Sembra invece certo che Toyota e la consociata Daihatsu stiano sviluppando una vettura da 5mila dollari da produrre in India. E con i tempi che corrono non si può escludere che pensino anche di realizzarla in maniera tale da renderla appetibile – per lineamenti e soluzioni tecniche – anche sui mercati occidentali. La stessa strada potrebbe essere percorsa anche dalle low-cost asiatiche che stanno mettendo in cantiere i gruppi Hyundai-Kia e General Motors (tramite il "ramo coreano" del brand Chevrolet).
In attesa che questa fioritura sbocci, stanno attirando interesse anche modelli che sopravvivono all'avvento della loro ultima generazione. In particolare la Renault Clio II e la Fiat Punto, entrambe nate sul finire degli anni 90 ma con caratteristiche tali, a livello di meccanica e di equipaggiamenti nonché di design, ancora abbastanza attuali.
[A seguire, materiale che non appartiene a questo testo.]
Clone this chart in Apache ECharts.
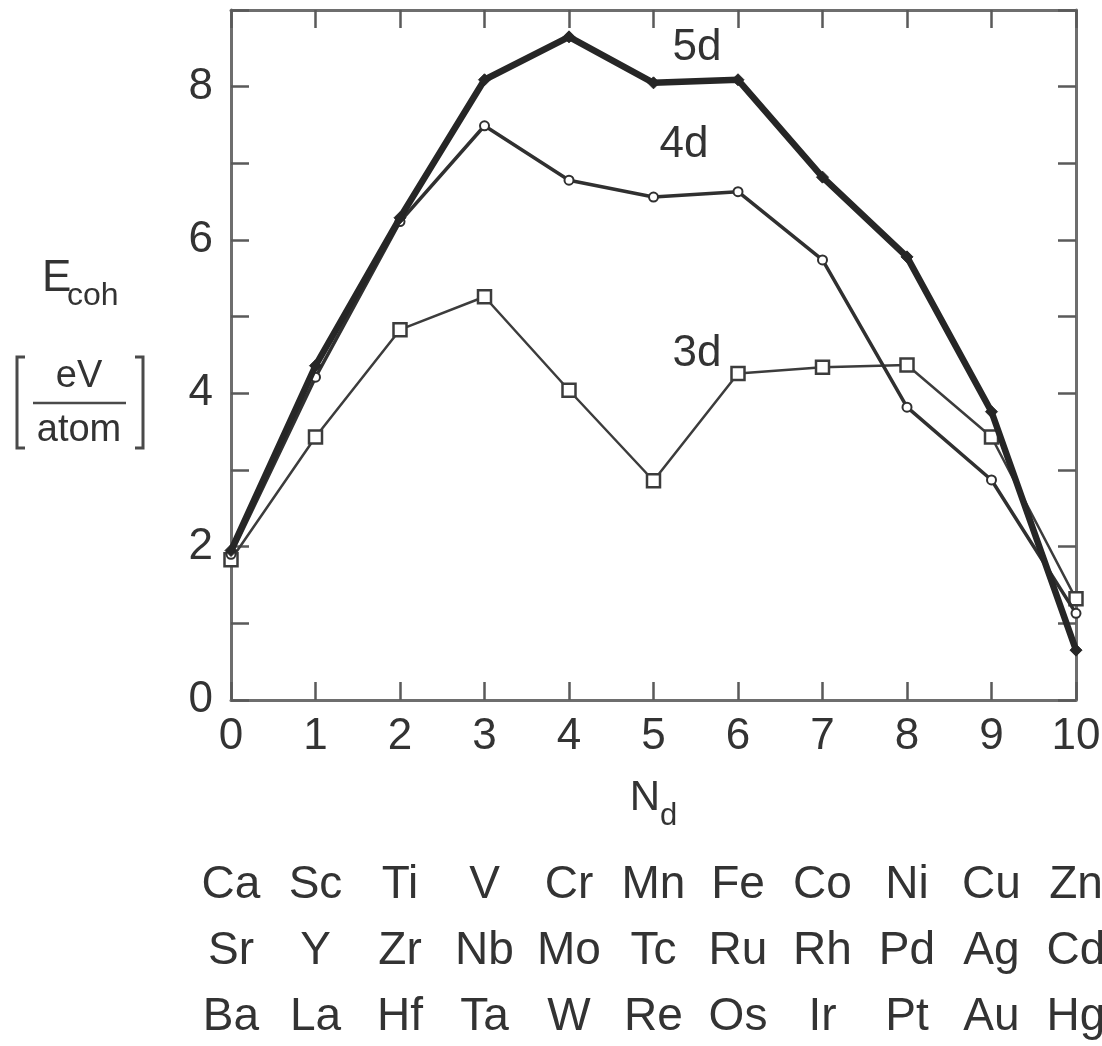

Solo leggermente meno potenti delle loro eredi, non offrono ritrovati all'ultimo grido in fatto di equipaggiamenti ma hanno – o possono avere a richiesta – tutto quanto riguarda sicurezza e comfort. E costano mediamente 1.500 euro in meno rispetto alle versioni raffrontabili dei modelli attuali.

IL CASO DR

Molise chiama Pechino
C'è un altro esempio di low cost, frutto di un'iniziativa imprenditoriale salutata da sorrisini increduli e oggi guardata con l'attenzione che meritano i buoni risultati raggiunti. La Dr5, il Suv italo-cinese assemblato a Isernia in partnership con la Chery e inizialmente venduto (a 16.900) euro nei supermercati "Iper-la grande I", ha totalizzato nel 2008 3mila consegne, e per l'anno prossimo il presidente Massimo Di Risio indica una produzione di 12mila unità.

La famiglia si amplia
L'offerta della marca molisana cresce: dopo la 1.6 bi-fuel ad affiancare quella originaria solo a benzina, la famiglia si arricchisce dell'1.9 Ecojet con il turbodiesel da 120 Cv realizzato da Fiat Powertrain e in vendita a 19.900 euro. Davvero low cost, considerati gli equipaggimenti tutt'altro che spartani. Nello stand della Dr al Motor Show è possibile ammirare la novità 2009: la Dr5 2.0 Ecopower da 140 Cv disponibile nelle versioni i-Mode4 e i-Matic con cambio automatico a gestione sequenziale sarà disponibile anche con alimentazione bi-fuel sia Gpl che metano.